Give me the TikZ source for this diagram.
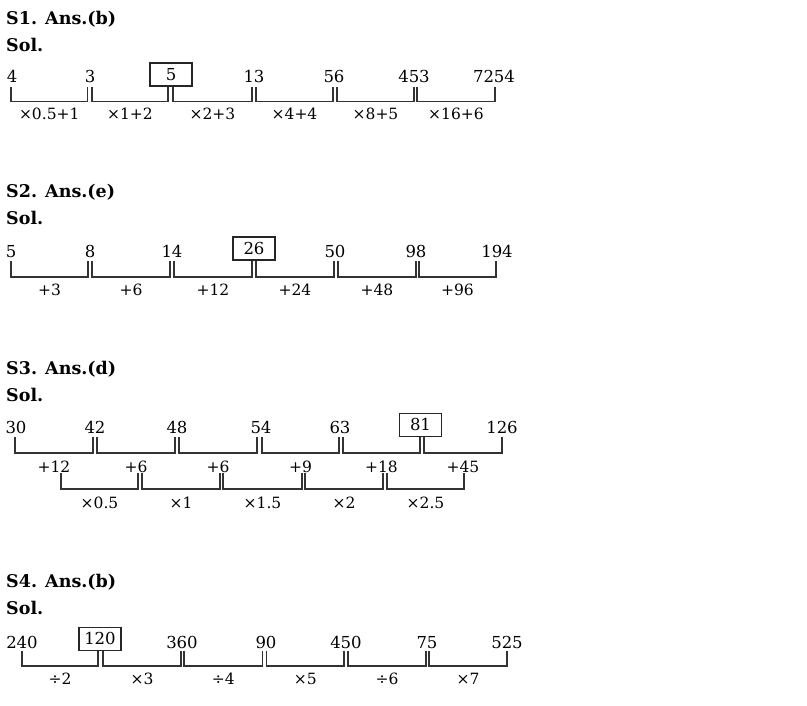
\documentclass[tikz,border=0pt]{standalone}
\usepackage{fontspec}
\setmainfont{DejaVu Serif}
\usetikzlibrary{calc}
\tikzset{
  sq/head/.style={anchor=base west, inner sep=0pt,
    font=\fontsize{17.5}{20}\selectfont\bfseries},
  sq/num/.style={anchor=base, inner sep=0pt,
    font=\fontsize{16.5}{19}\selectfont},
  sq/box/.style={anchor=south, draw=black!85, line width=1.5pt,
    minimum width=42pt, minimum height=23pt, inner sep=0pt,
    font=\fontsize{16.5}{19}\selectfont},
  sq/lbl/.style={anchor=base, inner sep=0pt,
    font=\fontsize{15.5}{18}\selectfont},
  sq/brk/.style={draw=black!80, line width=1.8pt}
}

\begin{document}
\begin{tikzpicture}[x=1pt, y=-1pt]
  \useasboundingbox (0,0) rectangle (807,706);

  % S1
  \node[sq/head] (t1) at (6,25) {S1. Ans.(b)};
  \node[sq/head] (s1) at (6,52) {Sol.};
  \node[sq/num] (a1) at (12,83) {4};
  \node[sq/num] (a2) at (90,83) {3};
  \node[sq/box] (a3) at (171,87) {5};
  \node[sq/num] (a4) at (254,83) {13};
  \node[sq/num] (a5) at (334,83) {56};
  \node[sq/num] (a6) at (414,83) {453};
  \node[sq/num] (a7) at (494,83) {7254};
  \foreach \xa/\xb/\txt [count=\i] in {11/87.5/×0.5+1, 92/168/×1+2,
      173/252/×2+3, 256/333/×4+4, 337/414/×8+5, 417/495/×16+6}{
    \coordinate (p1a\i) at (\xa,87);
    \coordinate (p1b\i) at (\xb,87);
    \draw[sq/brk] (p1a\i) -- ++(0,14.5) -| (p1b\i);
    \node[sq/lbl] (o1\i) at ({(\xa+\xb)/2},120) {\txt};
  }

  % S2
  \node[sq/head] (t2) at (6,198) {S2. Ans.(e)};
  \node[sq/head] (s2) at (6,225) {Sol.};
  \node[sq/num] (b1) at (11,258) {5};
  \node[sq/num] (b2) at (90,258) {8};
  \node[sq/num] (b3) at (172,258) {14};
  \node[sq/box] (b4) at (254,261) {26};
  \node[sq/num] (b5) at (335,258) {50};
  \node[sq/num] (b6) at (416,258) {98};
  \node[sq/num] (b7) at (497,258) {194};
  \foreach \xa/\xb/\txt [count=\i] in {11/88/+3, 92/170/+6, 174/252/+12,
      256/334/+24, 338/416/+48, 419/496/+96}{
    \coordinate (p2a\i) at (\xa,261);
    \coordinate (p2b\i) at (\xb,261);
    \draw[sq/brk] (p2a\i) -- ++(0,16) -| (p2b\i);
    \node[sq/lbl] (o2\i) at ({(\xa+\xb)/2},295) {\txt};
  }

  % S3
  \node[sq/head] (t3) at (6,374) {S3. Ans.(d)};
  \node[sq/head] (s3) at (6,401) {Sol.};
  \node[sq/num] (c1) at (16,433) {30};
  \node[sq/num] (c2) at (95,433) {42};
  \node[sq/num] (c3) at (177,433) {48};
  \node[sq/num] (c4) at (261,433) {54};
  \node[sq/num] (c5) at (340,433) {63};
  \node[sq/box] (c6) at (420.5,437) {81};
  \node[sq/num] (c7) at (502,433) {126};
  \foreach \xa/\xb/\txt [count=\i] in {15/93/+12, 97/175/+6, 179/257/+6,
      262/339/+9, 343/420/+18, 424/502/+45}{
    \coordinate (p3a\i) at (\xa,437);
    \coordinate (p3b\i) at (\xb,437);
    \draw[sq/brk] (p3a\i) -- ++(0,16) -| (p3b\i);
    \node[sq/lbl] (o3\i) at ({(\xa+\xb)/2},472) {\txt};
  }
  \foreach \xa/\xb/\txt [count=\i] in {61/138/×0.5, 142/220/×1,
      223/302/×1.5, 305/383/×2, 387/464/×2.5}{
    \coordinate (q3a\i) at (\xa,473);
    \coordinate (q3b\i) at (\xb,473);
    \draw[sq/brk] (q3a\i) -- ++(0,16) -| (q3b\i);
    \node[sq/lbl] (u3\i) at ({(\xa+\xb)/2},508) {\txt};
  }

  % S4
  \node[sq/head] (t4) at (6,587) {S4. Ans.(b)};
  \node[sq/head] (s4) at (6,614) {Sol.};
  \node[sq/num] (d1) at (22,648) {240};
  \node[sq/box] (d2) at (100,651) {120};
  \node[sq/num] (d3) at (182,648) {360};
  \node[sq/num] (d4) at (266,648) {90};
  \node[sq/num] (d5) at (346,648) {450};
  \node[sq/num] (d6) at (427,648) {75};
  \node[sq/num] (d7) at (507,648) {525};
  \foreach \xa/\xb/\txt [count=\i] in {22/98/÷2, 103/181/×3, 184/262.5/÷4,
      266.5/344/×5, 348/426/÷6, 429/507/×7}{
    \coordinate (p4a\i) at (\xa,651);
    \coordinate (p4b\i) at (\xb,651);
    \draw[sq/brk] (p4a\i) -- ++(0,15) -| (p4b\i);
    \node[sq/lbl] (o4\i) at ({(\xa+\xb)/2},684) {\txt};
  }
\end{tikzpicture}
\end{document}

## Goal of the exercise:
From the first line above through the line containing "(0,0) rectangle (807,706);", copy everything exactly, without the pictures.

## The result:
Give me the TikZ source for this diagram.
\documentclass[tikz,border=0pt]{standalone}
\usepackage{fontspec}
\setmainfont{DejaVu Serif}
\usetikzlibrary{calc}
\tikzset{
  sq/head/.style={anchor=base west, inner sep=0pt,
    font=\fontsize{17.5}{20}\selectfont\bfseries},
  sq/num/.style={anchor=base, inner sep=0pt,
    font=\fontsize{16.5}{19}\selectfont},
  sq/box/.style={anchor=south, draw=black!85, line width=1.5pt,
    minimum width=42pt, minimum height=23pt, inner sep=0pt,
    font=\fontsize{16.5}{19}\selectfont},
  sq/lbl/.style={anchor=base, inner sep=0pt,
    font=\fontsize{15.5}{18}\selectfont},
  sq/brk/.style={draw=black!80, line width=1.8pt}
}

\begin{document}
\begin{tikzpicture}[x=1pt, y=-1pt]
  \useasboundingbox (0,0) rectangle (807,706);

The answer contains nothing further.